• What you will do:
Write out all the lines again, precisely as they stand, but without the images.

• Records supplied:
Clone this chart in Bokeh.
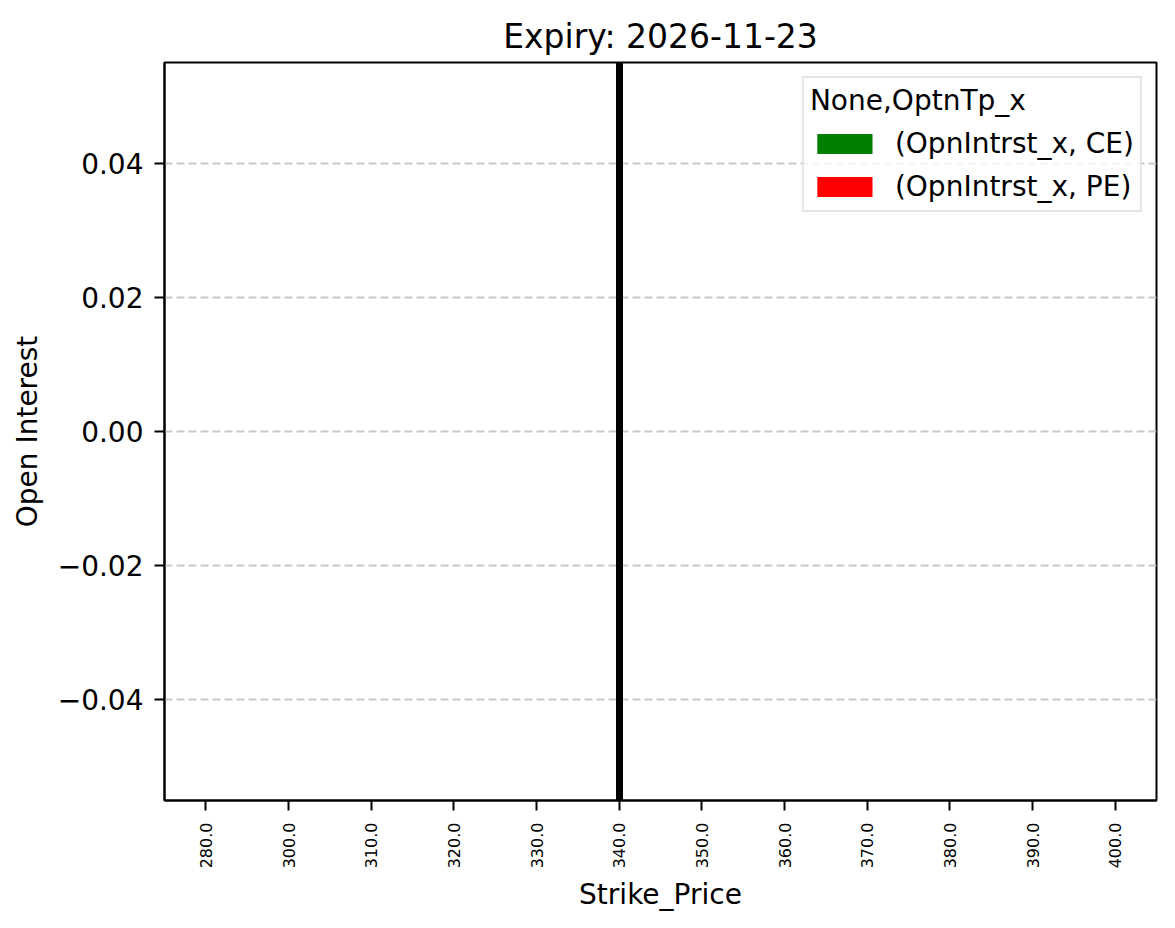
from bokeh.plotting import figure
from bokeh.models import (FactorRange, Range1d, FixedTicker, CustomJSTickFormatter,
                          Legend, LegendItem, ColumnDataSource)
from bokeh.transform import dodge
from bokeh.embed import file_html
from bokeh.resources import INLINE
import math

# ---- data ----
strikes = ["280.0", "300.0", "310.0", "320.0", "330.0", "340.0",
           "350.0", "360.0", "370.0", "380.0", "390.0", "400.0"]
oi_ce = [0, 0, 0, 0, 0, 0, 0, 0, 0, 0, 0, 0]
oi_pe = [0, 0, 0, 0, 0, 0, 0, 0, 0, 0, 0, 0]
atm_strike = "340.0"
y_ticks = [-0.04, -0.02, 0.0, 0.02, 0.04]
title_text = "Expiry: 2026-11-23"
legend_title = "None,OptnTp_x"
series_labels = ["(OpnIntrst_x, CE)", "(OpnIntrst_x, PE)"]

FONT = "DejaVu Sans"

src = ColumnDataSource(dict(strike=strikes, ce=oi_ce, pe=oi_pe))

p = figure(x_range=FactorRange(*strikes), y_range=Range1d(-0.055, 0.055),
           frame_width=992, frame_height=738,
           min_border_left=164, min_border_top=62, min_border_right=4,
           min_border_bottom=110,
           output_backend="svg", toolbar_location=None)

r_ce = p.vbar(x=dodge("strike", -0.125, range=p.x_range), top="ce", bottom=0,
              width=0.25, source=src, fill_color="green", line_color=None)
r_pe = p.vbar(x=dodge("strike", 0.125, range=p.x_range), top="pe", bottom=0,
              width=0.25, source=src, fill_color="red", line_color=None)

p.vspan(x=[atm_strike], line_color="black", line_width=7)

# title
p.title.text = title_text
p.title.align = "center"
p.title.text_font = FONT
p.title.text_font_size = "33px"
p.title.text_font_style = "normal"
p.title.text_color = "black"
p.title.standoff = 14

# outline
p.outline_line_color = "black"
p.outline_line_width = 2

# grids
p.xgrid.grid_line_color = None
p.ygrid.grid_line_color = "#c8c8c8"
p.ygrid.grid_line_dash = "8 4"
p.ygrid.grid_line_width = 2
p.ygrid.ticker = FixedTicker(ticks=y_ticks)

# y axis
p.yaxis.ticker = FixedTicker(ticks=y_ticks)
p.yaxis.formatter = CustomJSTickFormatter(
    code="return (tick < 0 ? '\u2212' : '') + Math.abs(tick).toFixed(2);")
p.yaxis.axis_label = "Open Interest"

# x axis
p.xaxis.axis_label = "Strike_Price"
p.xaxis.major_label_orientation = math.pi / 2
p.xaxis.major_label_text_font_size = "16px"
p.xaxis.group_text_font_size = "16px"

for ax in (p.xaxis[0], p.yaxis[0]):
    ax.axis_line_color = "black"
    ax.axis_line_width = 2
    ax.major_tick_line_color = "black"
    ax.major_tick_line_width = 2
    ax.major_tick_out = 10
    ax.major_tick_in = 0
    ax.minor_tick_line_color = None
    ax.major_label_text_font = FONT
    ax.major_label_text_color = "black"
    ax.axis_label_text_font = FONT
    ax.axis_label_text_font_size = "28px"
    ax.axis_label_text_font_style = "normal"
    ax.axis_label_text_color = "black"
p.yaxis.major_label_text_font_size = "28px"
p.yaxis.major_label_standoff = 11
p.xaxis.major_label_standoff = 12
p.xaxis.axis_label_standoff = 7
p.yaxis.axis_label_standoff = 11

legend = Legend(items=[LegendItem(label=series_labels[0], renderers=[r_ce]),
                       LegendItem(label=series_labels[1], renderers=[r_pe])],
                location="top_right", title=legend_title)
legend.title_text_font = FONT
legend.title_text_font_size = "28px"
legend.title_text_font_style = "normal"
legend.title_text_color = "black"
legend.title_text_align = "center"
legend.title_standoff = 8
legend.label_text_font = FONT
legend.label_text_font_size = "28px"
legend.label_text_color = "black"
legend.glyph_width = 69
legend.glyph_height = 25
legend.label_height = 36
legend.spacing = 7
legend.label_standoff = 16
legend.padding = 6
legend.margin = 14
legend.border_line_color = "#cccccc"
legend.border_line_width = 2
legend.background_fill_color = "white"
legend.background_fill_alpha = 0.8
p.add_layout(legend)

open("out.html", "w").write(file_html(p, INLINE))
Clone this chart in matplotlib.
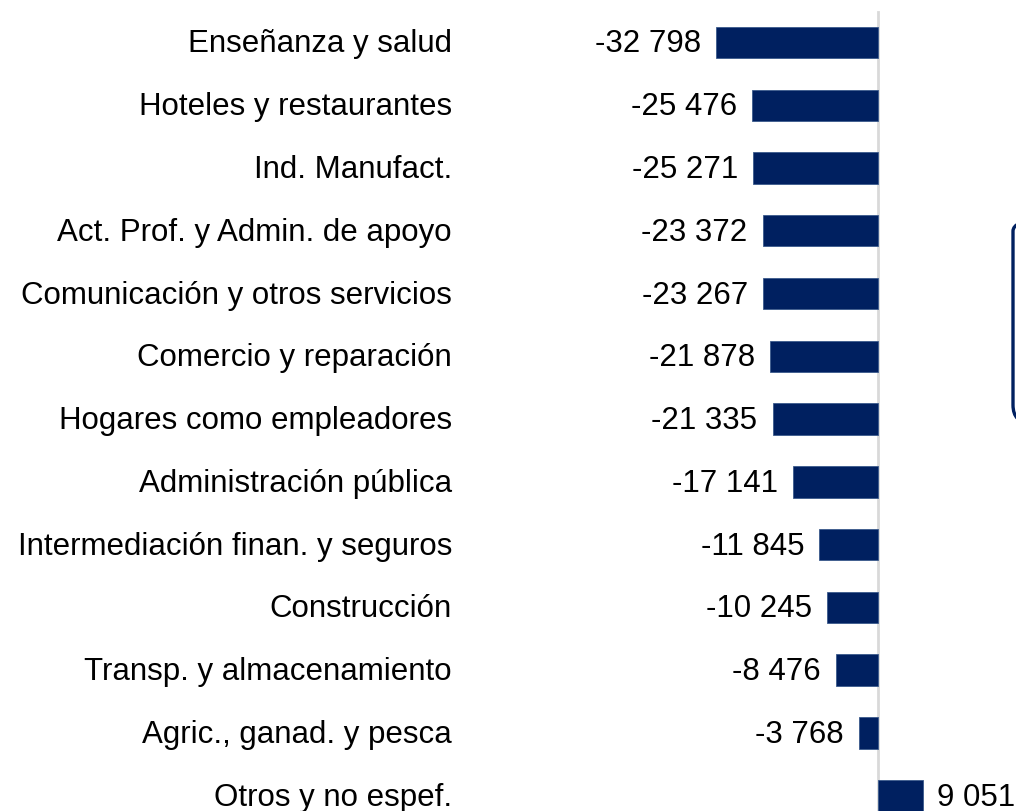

• Result:
Clone this chart in Bokeh.
from bokeh.plotting import figure
from bokeh.models import (FactorRange, Range1d, FixedTicker, CustomJSTickFormatter,
                          Legend, LegendItem, ColumnDataSource)
from bokeh.transform import dodge
from bokeh.embed import file_html
from bokeh.resources import INLINE
import math

# ---- data ----
strikes = ["280.0", "300.0", "310.0", "320.0", "330.0", "340.0",
           "350.0", "360.0", "370.0", "380.0", "390.0", "400.0"]
oi_ce = [0, 0, 0, 0, 0, 0, 0, 0, 0, 0, 0, 0]
oi_pe = [0, 0, 0, 0, 0, 0, 0, 0, 0, 0, 0, 0]
atm_strike = "340.0"
y_ticks = [-0.04, -0.02, 0.0, 0.02, 0.04]
title_text = "Expiry: 2026-11-23"
legend_title = "None,OptnTp_x"
series_labels = ["(OpnIntrst_x, CE)", "(OpnIntrst_x, PE)"]

FONT = "DejaVu Sans"

src = ColumnDataSource(dict(strike=strikes, ce=oi_ce, pe=oi_pe))

p = figure(x_range=FactorRange(*strikes), y_range=Range1d(-0.055, 0.055),
           frame_width=992, frame_height=738,
           min_border_left=164, min_border_top=62, min_border_right=4,
           min_border_bottom=110,
           output_backend="svg", toolbar_location=None)

r_ce = p.vbar(x=dodge("strike", -0.125, range=p.x_range), top="ce", bottom=0,
              width=0.25, source=src, fill_color="green", line_color=None)
r_pe = p.vbar(x=dodge("strike", 0.125, range=p.x_range), top="pe", bottom=0,
              width=0.25, source=src, fill_color="red", line_color=None)

p.vspan(x=[atm_strike], line_color="black", line_width=7)

# title
p.title.text = title_text
p.title.align = "center"
p.title.text_font = FONT
p.title.text_font_size = "33px"
p.title.text_font_style = "normal"
p.title.text_color = "black"
p.title.standoff = 14

# outline
p.outline_line_color = "black"
p.outline_line_width = 2

# grids
p.xgrid.grid_line_color = None
p.ygrid.grid_line_color = "#c8c8c8"
p.ygrid.grid_line_dash = "8 4"
p.ygrid.grid_line_width = 2
p.ygrid.ticker = FixedTicker(ticks=y_ticks)

# y axis
p.yaxis.ticker = FixedTicker(ticks=y_ticks)
p.yaxis.formatter = CustomJSTickFormatter(
    code="return (tick < 0 ? '\u2212' : '') + Math.abs(tick).toFixed(2);")
p.yaxis.axis_label = "Open Interest"

# x axis
p.xaxis.axis_label = "Strike_Price"
p.xaxis.major_label_orientation = math.pi / 2
p.xaxis.major_label_text_font_size = "16px"
p.xaxis.group_text_font_size = "16px"

for ax in (p.xaxis[0], p.yaxis[0]):
    ax.axis_line_color = "black"
    ax.axis_line_width = 2
    ax.major_tick_line_color = "black"
    ax.major_tick_line_width = 2
    ax.major_tick_out = 10
    ax.major_tick_in = 0
    ax.minor_tick_line_color = None
    ax.major_label_text_font = FONT
    ax.major_label_text_color = "black"
    ax.axis_label_text_font = FONT
    ax.axis_label_text_font_size = "28px"
    ax.axis_label_text_font_style = "normal"
    ax.axis_label_text_color = "black"
p.yaxis.major_label_text_font_size = "28px"
p.yaxis.major_label_standoff = 11
p.xaxis.major_label_standoff = 12
p.xaxis.axis_label_standoff = 7
p.yaxis.axis_label_standoff = 11

legend = Legend(items=[LegendItem(label=series_labels[0], renderers=[r_ce]),
                       LegendItem(label=series_labels[1], renderers=[r_pe])],
                location="top_right", title=legend_title)
legend.title_text_font = FONT
legend.title_text_font_size = "28px"
legend.title_text_font_style = "normal"
legend.title_text_color = "black"
legend.title_text_align = "center"
legend.title_standoff = 8
legend.label_text_font = FONT
legend.label_text_font_size = "28px"
legend.label_text_color = "black"
legend.glyph_width = 69
legend.glyph_height = 25
legend.label_height = 36
legend.spacing = 7
legend.label_standoff = 16
legend.padding = 6
legend.margin = 14
legend.border_line_color = "#cccccc"
legend.border_line_width = 2
legend.background_fill_color = "white"
legend.background_fill_alpha = 0.8
p.add_layout(legend)

open("out.html", "w").write(file_html(p, INLINE))
Clone this chart in matplotlib.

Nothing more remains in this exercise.